I have an integral with an irreducible quadratic. I'm supposed to use partial fractions to solve the integral.
The original integral: $\int\dfrac{x^2}{(x-1)(x^2+4x+5)}dx$. I used partial fractions to break the integral up and got the following result after simplifying the resulting fractions:
$$\dfrac{1}{10}\int\dfrac{1}{x-1}dx + \dfrac{1}{10}\int\dfrac{9x+5}{x^2+4x+5}dx$$
I know how to take care of the $\dfrac{1}{x-1}$ part but I'm not sure how to procede with the second integral that has $\dfrac{9x+5}{x^2+4x+5}$.
I tried substituting the denominator where $u = x^2+4x+5$ and $du = (2x+4)dx$ but I'm not sure what to do with the $2x+4$ that is left over from taking the derivative. Can anyone help?

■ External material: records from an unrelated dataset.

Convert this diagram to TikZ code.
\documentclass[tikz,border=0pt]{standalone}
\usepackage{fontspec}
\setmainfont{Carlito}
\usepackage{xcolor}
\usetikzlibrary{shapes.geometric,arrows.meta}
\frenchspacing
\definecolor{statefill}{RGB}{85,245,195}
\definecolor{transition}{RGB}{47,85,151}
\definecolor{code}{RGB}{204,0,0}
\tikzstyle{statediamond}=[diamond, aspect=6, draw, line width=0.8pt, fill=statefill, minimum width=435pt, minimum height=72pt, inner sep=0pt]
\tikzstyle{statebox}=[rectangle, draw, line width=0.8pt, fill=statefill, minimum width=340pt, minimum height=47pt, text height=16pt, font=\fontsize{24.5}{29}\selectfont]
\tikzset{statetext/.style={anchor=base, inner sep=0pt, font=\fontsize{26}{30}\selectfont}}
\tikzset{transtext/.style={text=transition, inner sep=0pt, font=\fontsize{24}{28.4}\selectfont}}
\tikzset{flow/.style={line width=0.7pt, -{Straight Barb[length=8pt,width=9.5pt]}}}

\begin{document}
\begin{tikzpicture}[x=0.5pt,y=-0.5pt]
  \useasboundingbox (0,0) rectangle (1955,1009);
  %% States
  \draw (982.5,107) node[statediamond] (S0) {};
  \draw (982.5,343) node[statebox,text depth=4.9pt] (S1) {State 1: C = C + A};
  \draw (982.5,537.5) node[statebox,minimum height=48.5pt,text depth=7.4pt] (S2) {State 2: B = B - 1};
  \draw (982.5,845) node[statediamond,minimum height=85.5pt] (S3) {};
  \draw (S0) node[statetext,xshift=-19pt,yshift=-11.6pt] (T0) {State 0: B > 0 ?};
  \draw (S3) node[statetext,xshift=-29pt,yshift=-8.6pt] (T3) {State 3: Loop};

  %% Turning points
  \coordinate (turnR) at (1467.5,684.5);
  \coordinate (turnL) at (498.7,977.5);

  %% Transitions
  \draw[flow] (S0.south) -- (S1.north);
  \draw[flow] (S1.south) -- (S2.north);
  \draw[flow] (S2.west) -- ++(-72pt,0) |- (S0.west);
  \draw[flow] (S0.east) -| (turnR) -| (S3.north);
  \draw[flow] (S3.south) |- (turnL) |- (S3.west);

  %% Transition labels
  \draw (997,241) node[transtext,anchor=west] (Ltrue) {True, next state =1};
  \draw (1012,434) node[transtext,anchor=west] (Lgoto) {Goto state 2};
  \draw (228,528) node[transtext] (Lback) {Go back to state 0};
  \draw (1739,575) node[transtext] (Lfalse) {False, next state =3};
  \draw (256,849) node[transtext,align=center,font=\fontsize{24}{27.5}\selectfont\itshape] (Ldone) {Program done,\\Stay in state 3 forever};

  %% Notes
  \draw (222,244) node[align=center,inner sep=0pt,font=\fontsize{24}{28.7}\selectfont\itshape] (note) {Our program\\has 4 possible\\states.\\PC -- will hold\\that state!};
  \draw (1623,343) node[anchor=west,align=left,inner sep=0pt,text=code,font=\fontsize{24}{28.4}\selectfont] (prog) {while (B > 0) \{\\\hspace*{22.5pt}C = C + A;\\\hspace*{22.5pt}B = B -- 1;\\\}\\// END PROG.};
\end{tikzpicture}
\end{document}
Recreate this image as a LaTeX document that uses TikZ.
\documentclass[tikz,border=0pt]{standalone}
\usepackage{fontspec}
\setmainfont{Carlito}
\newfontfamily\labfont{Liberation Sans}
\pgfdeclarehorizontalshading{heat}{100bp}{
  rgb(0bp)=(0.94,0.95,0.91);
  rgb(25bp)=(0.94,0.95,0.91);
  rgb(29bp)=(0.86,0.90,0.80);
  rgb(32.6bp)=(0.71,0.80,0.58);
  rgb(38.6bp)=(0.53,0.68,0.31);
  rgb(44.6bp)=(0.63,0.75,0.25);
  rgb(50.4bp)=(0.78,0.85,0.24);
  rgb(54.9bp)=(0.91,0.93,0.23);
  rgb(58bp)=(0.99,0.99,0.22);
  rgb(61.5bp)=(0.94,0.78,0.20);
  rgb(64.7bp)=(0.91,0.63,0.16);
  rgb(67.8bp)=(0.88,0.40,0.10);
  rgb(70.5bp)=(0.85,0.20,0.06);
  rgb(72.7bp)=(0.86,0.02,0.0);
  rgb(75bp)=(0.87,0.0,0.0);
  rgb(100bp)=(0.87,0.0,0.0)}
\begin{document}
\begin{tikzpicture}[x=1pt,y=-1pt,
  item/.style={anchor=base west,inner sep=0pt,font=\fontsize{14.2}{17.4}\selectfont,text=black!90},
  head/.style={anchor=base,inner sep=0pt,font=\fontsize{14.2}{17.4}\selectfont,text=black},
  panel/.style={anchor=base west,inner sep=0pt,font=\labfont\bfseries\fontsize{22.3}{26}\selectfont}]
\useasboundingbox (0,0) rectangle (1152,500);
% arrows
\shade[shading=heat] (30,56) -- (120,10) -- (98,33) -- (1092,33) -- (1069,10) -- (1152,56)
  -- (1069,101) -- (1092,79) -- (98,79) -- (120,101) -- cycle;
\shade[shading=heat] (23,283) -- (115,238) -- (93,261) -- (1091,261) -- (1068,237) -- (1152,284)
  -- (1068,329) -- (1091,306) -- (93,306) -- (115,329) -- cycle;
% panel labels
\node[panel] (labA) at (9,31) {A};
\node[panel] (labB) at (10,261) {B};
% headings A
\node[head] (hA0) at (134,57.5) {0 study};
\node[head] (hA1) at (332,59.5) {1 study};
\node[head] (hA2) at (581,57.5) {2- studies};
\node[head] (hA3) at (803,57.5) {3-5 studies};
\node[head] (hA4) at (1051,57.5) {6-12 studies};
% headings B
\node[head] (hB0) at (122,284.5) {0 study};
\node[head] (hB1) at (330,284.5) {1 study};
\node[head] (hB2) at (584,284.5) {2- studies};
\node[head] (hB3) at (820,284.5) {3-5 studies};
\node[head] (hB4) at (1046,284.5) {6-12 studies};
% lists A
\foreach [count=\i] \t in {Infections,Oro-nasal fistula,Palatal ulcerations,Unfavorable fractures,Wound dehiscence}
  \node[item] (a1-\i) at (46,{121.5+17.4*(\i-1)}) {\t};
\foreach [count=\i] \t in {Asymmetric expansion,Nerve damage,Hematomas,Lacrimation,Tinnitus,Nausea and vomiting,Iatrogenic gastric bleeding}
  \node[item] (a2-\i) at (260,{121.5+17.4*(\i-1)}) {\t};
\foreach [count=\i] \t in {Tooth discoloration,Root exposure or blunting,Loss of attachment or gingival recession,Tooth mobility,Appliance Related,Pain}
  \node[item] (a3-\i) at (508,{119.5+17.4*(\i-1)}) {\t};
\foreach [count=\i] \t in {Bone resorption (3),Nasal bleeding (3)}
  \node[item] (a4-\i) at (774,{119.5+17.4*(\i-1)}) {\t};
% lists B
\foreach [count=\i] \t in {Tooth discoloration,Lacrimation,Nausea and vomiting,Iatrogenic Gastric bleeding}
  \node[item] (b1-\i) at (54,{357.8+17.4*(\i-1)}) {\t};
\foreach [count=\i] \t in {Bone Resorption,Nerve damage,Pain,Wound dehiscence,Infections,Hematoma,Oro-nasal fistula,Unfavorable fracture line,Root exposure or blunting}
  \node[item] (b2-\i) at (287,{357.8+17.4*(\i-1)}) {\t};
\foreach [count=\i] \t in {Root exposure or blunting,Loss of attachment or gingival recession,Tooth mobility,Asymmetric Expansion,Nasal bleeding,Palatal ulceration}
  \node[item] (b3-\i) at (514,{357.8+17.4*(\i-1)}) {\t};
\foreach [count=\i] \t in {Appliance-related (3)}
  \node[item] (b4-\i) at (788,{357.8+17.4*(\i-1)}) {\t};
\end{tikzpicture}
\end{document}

Complete the square in the denominator to write
$$\int \frac{9x + 5}{(x + 2)^2 + 1} dx$$
Now in the numerator, replace $x$ with $x + 2$, and write
$$9x + 5 = 9(x + 2) - 13$$
Separating the two terms, we find
$$9 \int\frac{x + 2}{(x + 2)^2 + 1} dx - 13 \int \frac{1}{(x + 2)^2 + 1} dx$$
Both of these integrals can be handled by substitutions, leading to a natural logarithm and an inverse tangent term.
In general, a good goal is to write terms involving
$$\int \frac{t}{t^2 + 1} dt = \frac 1 2 \ln{(t^2 + 1)} + C$$
and
$$\int \frac{1}{t^2 + 1} dt = \arctan(t) + C$$